May 9, 2019 – SB 224, filed by Sen. Tony Luetkemeyer, would align Missouri statute with federal court rules of discovery. Following lengthy debate over many hours in the Missouri Senate, the Senate gave initial approval to the bill. The compromise version may be viewed here. The bill received final approval by the Senate on May 6 and was heard in the House Judiciary Committee today.

Rep. David Gregory, Chairman, House Judiciary Committee

Following the testimony of many in favor of the proposal, including that of Associated Industries of Missouri, the Committee approved the bill, but not before attaching an amendment to the bill. The bill now must make a return trip to the Senate, assuming the bill passes the House, for approval of the House changes.

Announcing that the amendment had been discussed with and supported by the Senate sponsor and the Speaker of the House, Judiciary Committee Chairman David Gregory offered the amendment which deals with criminal cases.

The bill would help prevent multiple, and often frivolous/harassing, discovery and deposition requests, by limiting them to the number and standards as are used in federal courts in Missouri and many other states.

“Discovery accounts for about 75 percent of the time and cost of any civil lawsuit,” Sen. Luetkemeyer said. “This legislation streamlines that process and will lower the cost and reduce the length of court proceedings for all parties. Plaintiffs who have been wronged can receive settlements sooner, and defendants facing frivolous lawsuits can have them resolved with minimum delay and cost.

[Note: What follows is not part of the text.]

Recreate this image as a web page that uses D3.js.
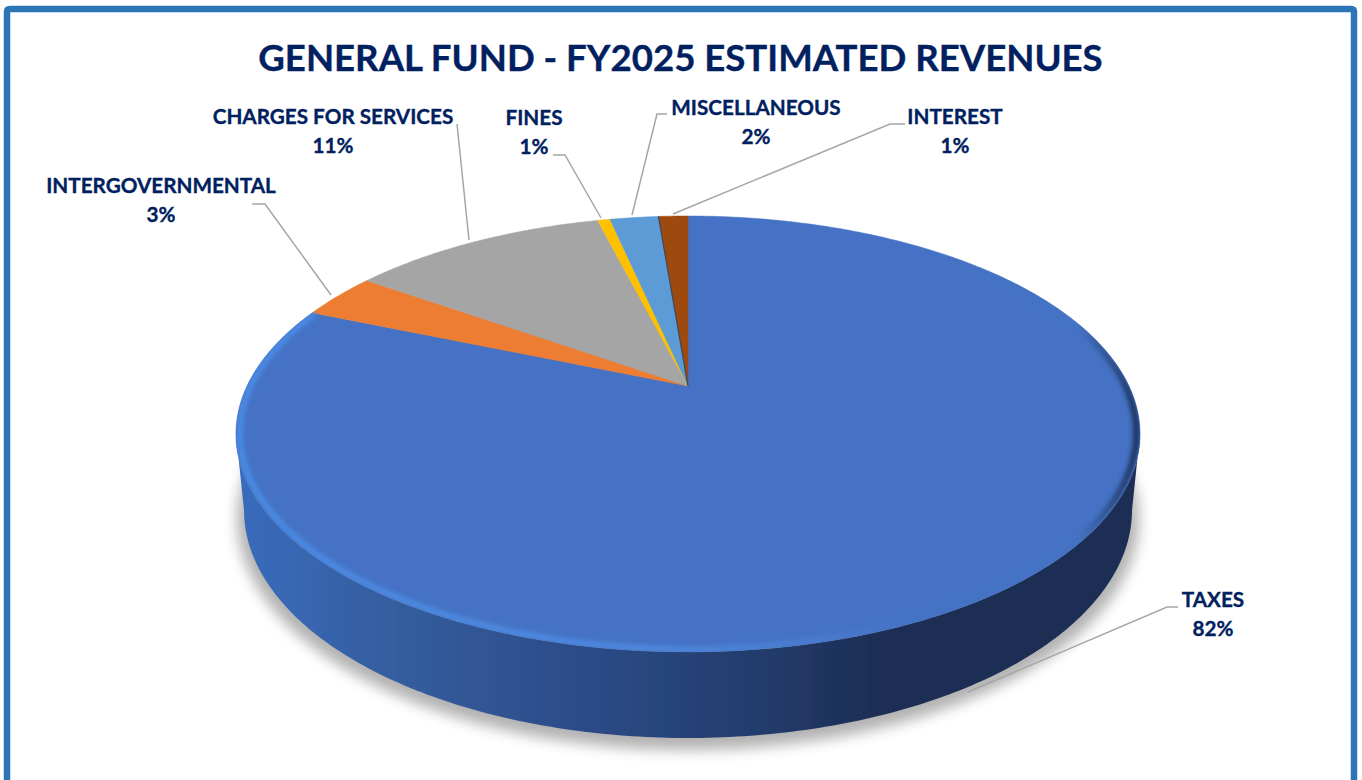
<!DOCTYPE html>
<html>
<head>
<meta charset="utf-8">
<script src="https://cdn.jsdelivr.net/npm/d3@7/dist/d3.min.js"></script>
<style>
html,body{margin:0;padding:0;background:#fff;overflow:hidden}
text{font-family:Lato,"Open Sans",sans-serif;font-weight:700;fill:#002060;stroke:#002060;stroke-width:0.35;text-anchor:middle}
</style>
</head>
<body>
<script>
const titleText = "GENERAL FUND - FY2025 ESTIMATED REVENUES";
const categories = ["TAXES","INTERGOVERNMENTAL","CHARGES FOR SERVICES","FINES","MISCELLANEOUS","INTEREST"];
const values = [81.25,3.45,11.3,0.55,2.15,1.3];
const percentLabels = ["82%","3%","11%","1%","2%","1%"];
const colors = ["#4472C4","#ED7D31","#A5A5A5","#FFC000","#5B9BD5","#9E480E"];

const W=1362,H=780;
const apex={x:688,y:386}, R=441, S=207.4, K=0.22;
const bottomEllipse={cx:688,cy:510,a:444,b:228};
const topEllipse={cx:688,cy:434,a:452,b:218};

// label layout: [centre x, first baseline]
const labelPos=[[1213,607],[161,193],[333,124],[534,125],[756,115],[955,124]];
// leader layout: points from the label toward the slice
const leaders=[
 [[1178,607],[1167,607],[968,692]],
 [[252,204],[265,204],[331,295]],
 [[457,124],[469,240]],
 [[553,155],[565,155],[601,218]],
 [[667,114],[657,114],[632,215]],
 [[905,124],[890,124],[673,214]]
];

// perspective projection of the pie disc
function project(theta,r=1){
  const u=Math.sin(theta)*r, v=-Math.cos(theta)*r, w=1-K*v;
  return [apex.x+R*u/w, apex.y+S*v/w];
}
const arcPts=(a0,a1,r=1)=>{
  const n=Math.max(2,Math.ceil(Math.abs(a1-a0)/0.01));
  return d3.range(n+1).map(i=>project(a0+(a1-a0)*i/n,r));
};
const line=d3.line();

const svg=d3.select("body").append("svg").attr("width",W).attr("height",H).style("display","block");
const defs=svg.append("defs");
defs.append("filter").attr("id","shadow").attr("x","-10%").attr("y","-10%").attr("width","120%").attr("height","120%")
  .append("feGaussianBlur").attr("stdDeviation",7);
defs.append("filter").attr("id","soft").attr("x","-5%").attr("y","-5%").attr("width","110%").attr("height","110%")
  .append("feGaussianBlur").attr("stdDeviation",2);
defs.append("filter").attr("id","edge").attr("x","-5%").attr("y","-5%").attr("width","110%").attr("height","110%")
  .append("feGaussianBlur").attr("stdDeviation",0.5);

const sideG=defs.append("linearGradient").attr("id","side").attr("gradientUnits","userSpaceOnUse")
  .attr("x1",236).attr("x2",1140).attr("y1",0).attr("y2",0);
[[0,"#3a6cbd"],[0.17,"#345e9f"],[0.38,"#2c4c88"],[0.6,"#223a69"],[0.72,"#1b2d52"],[1,"#1b2d52"]]
  .forEach(s=>sideG.append("stop").attr("offset",s[0]).attr("stop-color",s[1]));
const rimG=defs.append("linearGradient").attr("id","rim").attr("gradientUnits","userSpaceOnUse")
  .attr("x1",236).attr("x2",1140).attr("y1",0).attr("y2",0);
[[0,"#4a8ae4"],[0.45,"#4f88de"],[0.62,"#4a7dd0"],[0.74,"#4472C4"],[0.93,"#4472C4"],[1,"#1c3059"]]
  .forEach(s=>rimG.append("stop").attr("offset",s[0]).attr("stop-color",s[1]));

// frame
svg.append("path")
  .attr("d",`M7,${H+10}V12Q7,9 10,9H1351Q1354,9 1354,12V${H+10}`)
  .attr("fill","none").attr("stroke","#2E75B6").attr("stroke-width",6.5);

// title
svg.append("text").attr("x",680.5).attr("y",70.5).attr("font-size",36.6).text(titleText);

// shadow
svg.append("ellipse")
  .attr("cx",bottomEllipse.cx).attr("cy",bottomEllipse.cy+9)
  .attr("rx",bottomEllipse.a+7).attr("ry",bottomEllipse.b+3)
  .attr("fill","#000").attr("opacity",0.3).attr("filter","url(#shadow)");

// side wall: lower half of bottom ellipse closed against the lower half of the top rim
const ellipsePts=(e,from,to)=>d3.range(0,201).map(i=>{
  const t=from+(to-from)*i/200;
  return [e.cx+e.a*Math.cos(t), e.cy+e.b*Math.sin(t)];
});
const sidePts=[...ellipsePts(bottomEllipse,Math.PI,0),...ellipsePts(topEllipse,0,Math.PI)];
svg.append("path").attr("d",line(sidePts)+"Z").attr("fill","url(#side)").attr("filter","url(#edge)");

// top face
const pie=d3.pie().sort(null).value(d=>d).startAngle(0).endAngle(2*Math.PI);
const arcs=pie(values);
svg.append("g").selectAll("path").data(arcs).join("path")
  .attr("d",d=>line([[apex.x,apex.y],...arcPts(d.startAngle,d.endAngle)])+"Z")
  .attr("fill",(d,i)=>colors[i])
  .attr("stroke",(d,i)=>colors[i]).attr("stroke-width",0.5)
  .attr("filter","url(#edge)");

// dark sliver on the left side of the last slice
const last=arcs[arcs.length-1];
svg.append("path").attr("d",line([[apex.x,apex.y],project(last.startAngle)]))
  .attr("stroke","#3c4b60").attr("stroke-width",1.2).attr("fill","none");

// bevel highlight along the rim of the first slice
defs.append("clipPath").attr("id","faceClip").append("path")
  .attr("d",line(arcPts(0,2*Math.PI))+"Z");
const tax=arcs[0];
svg.append("g").attr("clip-path","url(#faceClip)")
  .append("path")
  .attr("d",line(arcPts(tax.startAngle+0.9,tax.endAngle,0.992)))
  .attr("fill","none").attr("stroke","url(#rim)").attr("stroke-width",6.5)
  .attr("filter","url(#soft)");

// leaders
svg.append("g").selectAll("path").data(leaders).join("path")
  .attr("d",d=>line(d)).attr("fill","none").attr("stroke","#A6A6A6").attr("stroke-width",1.5);

// labels
const labels=svg.append("g").selectAll("g").data(categories).join("g");
labels.append("text").attr("x",(d,i)=>labelPos[i][0]).attr("y",(d,i)=>labelPos[i][1])
  .attr("font-size",20.7).text(d=>d);
labels.append("text").attr("x",(d,i)=>labelPos[i][0]).attr("y",(d,i)=>labelPos[i][1]+29)
  .attr("font-size",20.7).text((d,i)=>percentLabels[i]);
</script>
</body>
</html>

It’s a win-win for everyone.” “We are aware of cases where plaintiffs have abused the current law in an effort to harass defendants into settlement,” said Ray McCarty, President/CEO of Associated Industries of Missouri (AIM). “Adopting federal standards in this area would be beneficial to all who have claims in court and both sides would have to abide by the same rules,” he said in announcing AIM’s support for the measure.

There are 6 legislative days left in the 2019 Legislative Session.